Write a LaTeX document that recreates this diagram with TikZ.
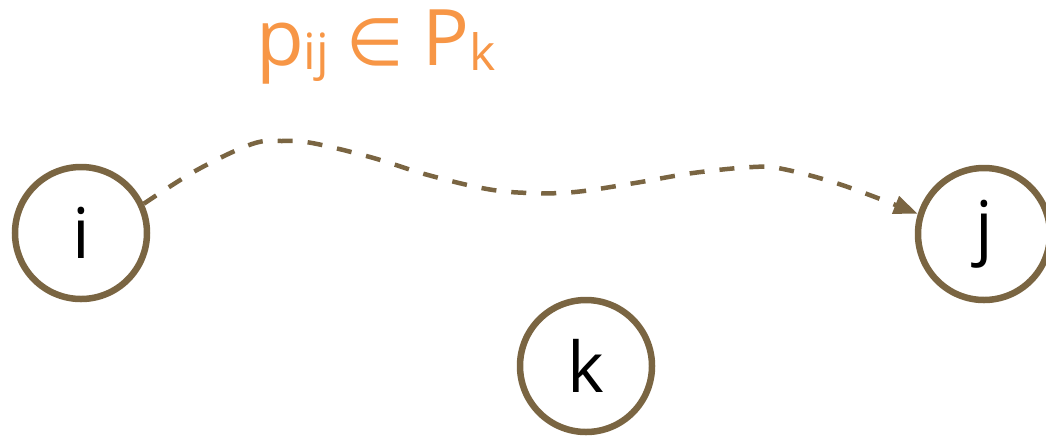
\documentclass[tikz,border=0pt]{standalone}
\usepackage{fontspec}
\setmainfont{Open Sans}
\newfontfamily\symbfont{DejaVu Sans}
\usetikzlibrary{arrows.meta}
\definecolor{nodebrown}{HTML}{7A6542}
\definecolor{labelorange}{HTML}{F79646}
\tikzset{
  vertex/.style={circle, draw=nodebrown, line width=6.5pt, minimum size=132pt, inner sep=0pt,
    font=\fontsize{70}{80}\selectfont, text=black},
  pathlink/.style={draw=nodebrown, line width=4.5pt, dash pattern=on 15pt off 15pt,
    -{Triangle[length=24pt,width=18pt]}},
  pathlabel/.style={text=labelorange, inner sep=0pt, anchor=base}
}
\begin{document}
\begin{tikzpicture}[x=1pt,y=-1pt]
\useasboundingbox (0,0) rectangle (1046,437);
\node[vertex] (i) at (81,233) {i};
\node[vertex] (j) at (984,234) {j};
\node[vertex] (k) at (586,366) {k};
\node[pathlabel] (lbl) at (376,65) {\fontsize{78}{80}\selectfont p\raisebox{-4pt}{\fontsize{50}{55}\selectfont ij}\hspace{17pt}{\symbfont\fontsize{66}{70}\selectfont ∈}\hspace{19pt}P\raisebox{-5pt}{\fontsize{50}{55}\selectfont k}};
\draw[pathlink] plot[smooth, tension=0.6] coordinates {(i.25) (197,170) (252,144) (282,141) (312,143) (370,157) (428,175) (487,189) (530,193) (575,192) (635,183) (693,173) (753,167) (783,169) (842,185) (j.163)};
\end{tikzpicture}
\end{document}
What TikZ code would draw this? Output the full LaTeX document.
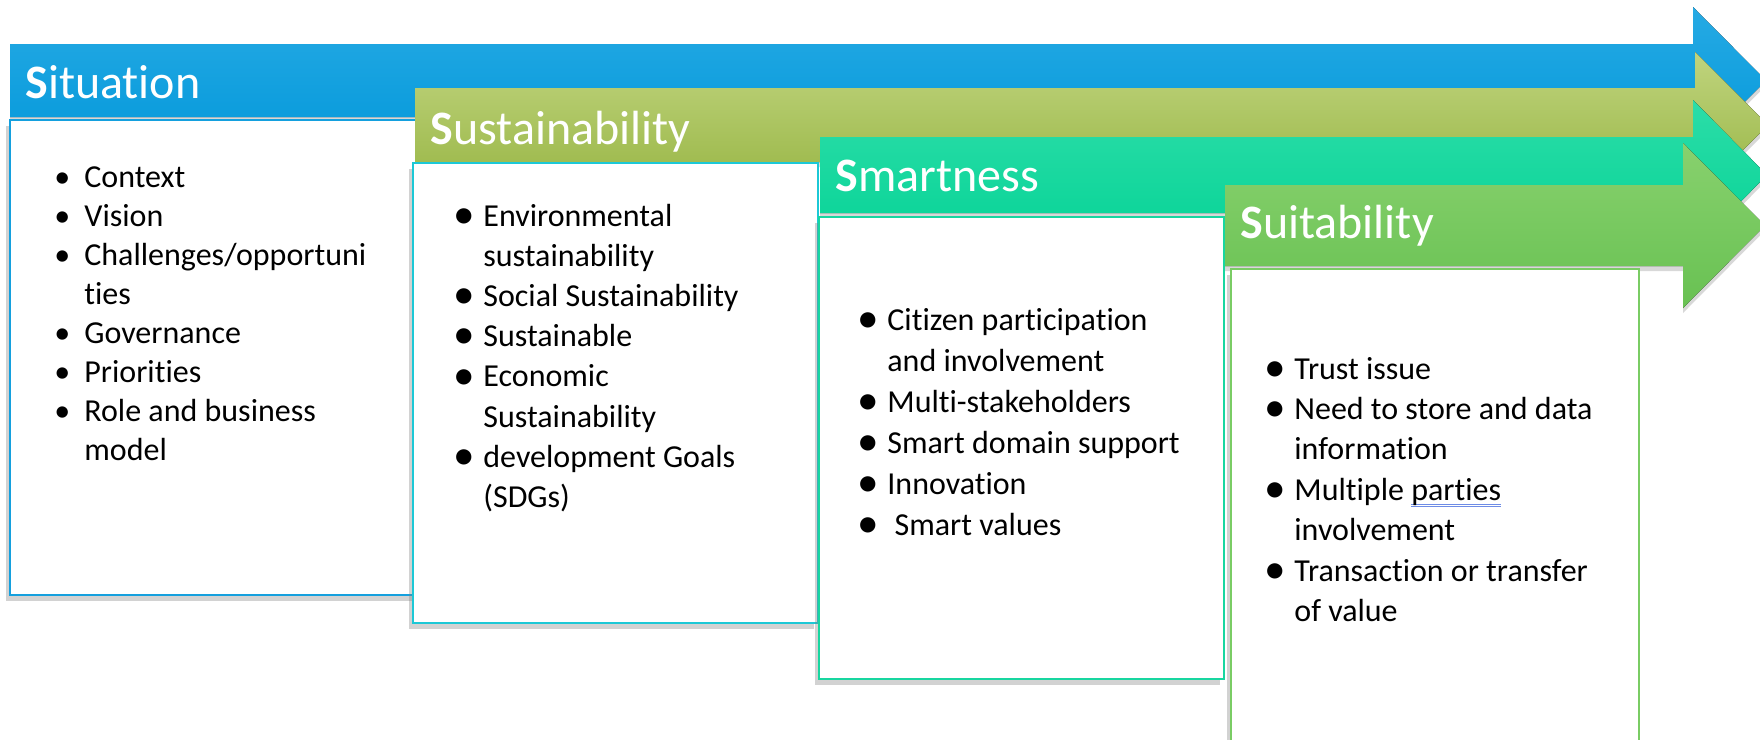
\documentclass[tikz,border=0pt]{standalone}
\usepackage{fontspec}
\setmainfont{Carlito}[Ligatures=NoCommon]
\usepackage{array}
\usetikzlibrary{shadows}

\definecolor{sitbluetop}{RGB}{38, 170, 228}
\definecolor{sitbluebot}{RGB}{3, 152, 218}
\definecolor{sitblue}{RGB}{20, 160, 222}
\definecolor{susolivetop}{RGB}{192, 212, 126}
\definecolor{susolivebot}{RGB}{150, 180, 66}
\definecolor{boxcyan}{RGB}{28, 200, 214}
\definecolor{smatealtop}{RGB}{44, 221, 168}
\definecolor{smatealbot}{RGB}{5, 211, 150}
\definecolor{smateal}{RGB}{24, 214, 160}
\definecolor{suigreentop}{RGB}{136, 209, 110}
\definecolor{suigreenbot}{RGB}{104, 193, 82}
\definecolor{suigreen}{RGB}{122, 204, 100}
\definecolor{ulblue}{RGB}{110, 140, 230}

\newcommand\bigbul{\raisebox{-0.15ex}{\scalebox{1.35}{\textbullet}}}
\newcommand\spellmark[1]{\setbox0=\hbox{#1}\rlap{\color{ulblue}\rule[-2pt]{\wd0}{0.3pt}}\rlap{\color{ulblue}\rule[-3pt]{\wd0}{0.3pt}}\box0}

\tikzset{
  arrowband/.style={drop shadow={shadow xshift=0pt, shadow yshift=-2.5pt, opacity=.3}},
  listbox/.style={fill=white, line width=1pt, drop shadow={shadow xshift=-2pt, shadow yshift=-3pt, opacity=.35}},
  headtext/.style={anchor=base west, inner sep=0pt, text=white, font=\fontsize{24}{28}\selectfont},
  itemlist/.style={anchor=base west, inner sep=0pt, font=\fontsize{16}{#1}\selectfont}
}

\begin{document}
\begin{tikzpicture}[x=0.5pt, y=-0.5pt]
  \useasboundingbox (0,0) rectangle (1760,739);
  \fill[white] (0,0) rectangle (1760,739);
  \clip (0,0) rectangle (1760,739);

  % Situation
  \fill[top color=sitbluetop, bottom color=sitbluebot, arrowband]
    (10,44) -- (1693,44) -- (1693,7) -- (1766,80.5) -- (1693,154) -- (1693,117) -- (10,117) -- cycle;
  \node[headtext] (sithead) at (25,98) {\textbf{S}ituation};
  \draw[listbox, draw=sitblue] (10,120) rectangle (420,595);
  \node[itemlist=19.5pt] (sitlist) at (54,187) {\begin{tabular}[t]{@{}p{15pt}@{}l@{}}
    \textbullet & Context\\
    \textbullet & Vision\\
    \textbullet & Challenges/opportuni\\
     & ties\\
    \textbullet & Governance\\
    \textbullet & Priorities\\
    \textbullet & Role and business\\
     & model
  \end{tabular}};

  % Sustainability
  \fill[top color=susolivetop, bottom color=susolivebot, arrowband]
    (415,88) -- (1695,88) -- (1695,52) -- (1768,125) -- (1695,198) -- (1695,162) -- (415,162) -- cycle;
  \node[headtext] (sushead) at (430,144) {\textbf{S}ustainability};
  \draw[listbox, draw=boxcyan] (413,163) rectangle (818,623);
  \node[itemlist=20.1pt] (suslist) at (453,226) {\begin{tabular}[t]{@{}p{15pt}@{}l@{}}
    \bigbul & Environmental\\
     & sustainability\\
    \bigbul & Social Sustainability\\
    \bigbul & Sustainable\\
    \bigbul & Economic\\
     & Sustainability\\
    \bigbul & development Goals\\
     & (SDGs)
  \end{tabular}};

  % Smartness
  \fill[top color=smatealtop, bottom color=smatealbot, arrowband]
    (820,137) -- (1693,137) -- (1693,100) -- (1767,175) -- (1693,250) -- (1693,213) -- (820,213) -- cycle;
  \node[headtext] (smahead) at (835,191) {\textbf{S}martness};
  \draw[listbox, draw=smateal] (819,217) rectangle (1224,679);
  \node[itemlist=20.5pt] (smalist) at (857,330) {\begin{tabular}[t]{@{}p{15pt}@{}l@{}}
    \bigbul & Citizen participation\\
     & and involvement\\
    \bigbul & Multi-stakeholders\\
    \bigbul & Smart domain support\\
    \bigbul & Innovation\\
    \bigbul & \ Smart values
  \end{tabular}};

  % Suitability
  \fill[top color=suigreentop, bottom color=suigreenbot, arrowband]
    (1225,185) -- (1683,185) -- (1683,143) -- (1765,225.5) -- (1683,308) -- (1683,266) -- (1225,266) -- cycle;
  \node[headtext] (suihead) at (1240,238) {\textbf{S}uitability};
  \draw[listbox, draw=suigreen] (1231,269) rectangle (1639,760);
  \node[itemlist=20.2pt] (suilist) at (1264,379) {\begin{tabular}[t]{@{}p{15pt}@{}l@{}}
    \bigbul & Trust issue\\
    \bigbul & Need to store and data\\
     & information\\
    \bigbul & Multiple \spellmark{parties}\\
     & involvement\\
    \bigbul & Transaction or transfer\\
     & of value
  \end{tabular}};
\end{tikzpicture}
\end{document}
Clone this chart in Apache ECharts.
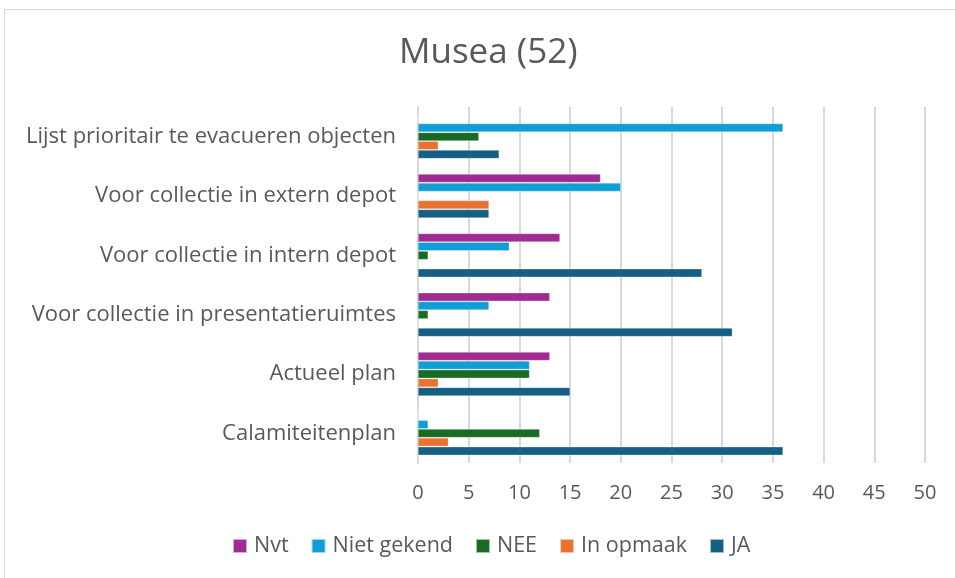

-- OBJECTIVE --
Restate the data above exactly, stripping out each image.

-- RESULT OF THIS EXERCISE --
Write a LaTeX document that recreates this diagram with TikZ.
\documentclass[tikz,border=0pt]{standalone}
\usepackage{fontspec}
\setmainfont{Open Sans}
\newfontfamily\symbfont{DejaVu Sans}
\usetikzlibrary{arrows.meta}
\definecolor{nodebrown}{HTML}{7A6542}
\definecolor{labelorange}{HTML}{F79646}
\tikzset{
  vertex/.style={circle, draw=nodebrown, line width=6.5pt, minimum size=132pt, inner sep=0pt,
    font=\fontsize{70}{80}\selectfont, text=black},
  pathlink/.style={draw=nodebrown, line width=4.5pt, dash pattern=on 15pt off 15pt,
    -{Triangle[length=24pt,width=18pt]}},
  pathlabel/.style={text=labelorange, inner sep=0pt, anchor=base}
}
\begin{document}
\begin{tikzpicture}[x=1pt,y=-1pt]
\useasboundingbox (0,0) rectangle (1046,437);
\node[vertex] (i) at (81,233) {i};
\node[vertex] (j) at (984,234) {j};
\node[vertex] (k) at (586,366) {k};
\node[pathlabel] (lbl) at (376,65) {\fontsize{78}{80}\selectfont p\raisebox{-4pt}{\fontsize{50}{55}\selectfont ij}\hspace{17pt}{\symbfont\fontsize{66}{70}\selectfont ∈}\hspace{19pt}P\raisebox{-5pt}{\fontsize{50}{55}\selectfont k}};
\draw[pathlink] plot[smooth, tension=0.6] coordinates {(i.25) (197,170) (252,144) (282,141) (312,143) (370,157) (428,175) (487,189) (530,193) (575,192) (635,183) (693,173) (753,167) (783,169) (842,185) (j.163)};
\end{tikzpicture}
\end{document}
What TikZ code would draw this? Output the full LaTeX document.
\documentclass[tikz,border=0pt]{standalone}
\usepackage{fontspec}
\setmainfont{Carlito}[Ligatures=NoCommon]
\usepackage{array}
\usetikzlibrary{shadows}

\definecolor{sitbluetop}{RGB}{38, 170, 228}
\definecolor{sitbluebot}{RGB}{3, 152, 218}
\definecolor{sitblue}{RGB}{20, 160, 222}
\definecolor{susolivetop}{RGB}{192, 212, 126}
\definecolor{susolivebot}{RGB}{150, 180, 66}
\definecolor{boxcyan}{RGB}{28, 200, 214}
\definecolor{smatealtop}{RGB}{44, 221, 168}
\definecolor{smatealbot}{RGB}{5, 211, 150}
\definecolor{smateal}{RGB}{24, 214, 160}
\definecolor{suigreentop}{RGB}{136, 209, 110}
\definecolor{suigreenbot}{RGB}{104, 193, 82}
\definecolor{suigreen}{RGB}{122, 204, 100}
\definecolor{ulblue}{RGB}{110, 140, 230}

\newcommand\bigbul{\raisebox{-0.15ex}{\scalebox{1.35}{\textbullet}}}
\newcommand\spellmark[1]{\setbox0=\hbox{#1}\rlap{\color{ulblue}\rule[-2pt]{\wd0}{0.3pt}}\rlap{\color{ulblue}\rule[-3pt]{\wd0}{0.3pt}}\box0}

\tikzset{
  arrowband/.style={drop shadow={shadow xshift=0pt, shadow yshift=-2.5pt, opacity=.3}},
  listbox/.style={fill=white, line width=1pt, drop shadow={shadow xshift=-2pt, shadow yshift=-3pt, opacity=.35}},
  headtext/.style={anchor=base west, inner sep=0pt, text=white, font=\fontsize{24}{28}\selectfont},
  itemlist/.style={anchor=base west, inner sep=0pt, font=\fontsize{16}{#1}\selectfont}
}

\begin{document}
\begin{tikzpicture}[x=0.5pt, y=-0.5pt]
  \useasboundingbox (0,0) rectangle (1760,739);
  \fill[white] (0,0) rectangle (1760,739);
  \clip (0,0) rectangle (1760,739);

  % Situation
  \fill[top color=sitbluetop, bottom color=sitbluebot, arrowband]
    (10,44) -- (1693,44) -- (1693,7) -- (1766,80.5) -- (1693,154) -- (1693,117) -- (10,117) -- cycle;
  \node[headtext] (sithead) at (25,98) {\textbf{S}ituation};
  \draw[listbox, draw=sitblue] (10,120) rectangle (420,595);
  \node[itemlist=19.5pt] (sitlist) at (54,187) {\begin{tabular}[t]{@{}p{15pt}@{}l@{}}
    \textbullet & Context\\
    \textbullet & Vision\\
    \textbullet & Challenges/opportuni\\
     & ties\\
    \textbullet & Governance\\
    \textbullet & Priorities\\
    \textbullet & Role and business\\
     & model
  \end{tabular}};

  % Sustainability
  \fill[top color=susolivetop, bottom color=susolivebot, arrowband]
    (415,88) -- (1695,88) -- (1695,52) -- (1768,125) -- (1695,198) -- (1695,162) -- (415,162) -- cycle;
  \node[headtext] (sushead) at (430,144) {\textbf{S}ustainability};
  \draw[listbox, draw=boxcyan] (413,163) rectangle (818,623);
  \node[itemlist=20.1pt] (suslist) at (453,226) {\begin{tabular}[t]{@{}p{15pt}@{}l@{}}
    \bigbul & Environmental\\
     & sustainability\\
    \bigbul & Social Sustainability\\
    \bigbul & Sustainable\\
    \bigbul & Economic\\
     & Sustainability\\
    \bigbul & development Goals\\
     & (SDGs)
  \end{tabular}};

  % Smartness
  \fill[top color=smatealtop, bottom color=smatealbot, arrowband]
    (820,137) -- (1693,137) -- (1693,100) -- (1767,175) -- (1693,250) -- (1693,213) -- (820,213) -- cycle;
  \node[headtext] (smahead) at (835,191) {\textbf{S}martness};
  \draw[listbox, draw=smateal] (819,217) rectangle (1224,679);
  \node[itemlist=20.5pt] (smalist) at (857,330) {\begin{tabular}[t]{@{}p{15pt}@{}l@{}}
    \bigbul & Citizen participation\\
     & and involvement\\
    \bigbul & Multi-stakeholders\\
    \bigbul & Smart domain support\\
    \bigbul & Innovation\\
    \bigbul & \ Smart values
  \end{tabular}};

  % Suitability
  \fill[top color=suigreentop, bottom color=suigreenbot, arrowband]
    (1225,185) -- (1683,185) -- (1683,143) -- (1765,225.5) -- (1683,308) -- (1683,266) -- (1225,266) -- cycle;
  \node[headtext] (suihead) at (1240,238) {\textbf{S}uitability};
  \draw[listbox, draw=suigreen] (1231,269) rectangle (1639,760);
  \node[itemlist=20.2pt] (suilist) at (1264,379) {\begin{tabular}[t]{@{}p{15pt}@{}l@{}}
    \bigbul & Trust issue\\
    \bigbul & Need to store and data\\
     & information\\
    \bigbul & Multiple \spellmark{parties}\\
     & involvement\\
    \bigbul & Transaction or transfer\\
     & of value
  \end{tabular}};
\end{tikzpicture}
\end{document}
Clone this chart in Apache ECharts.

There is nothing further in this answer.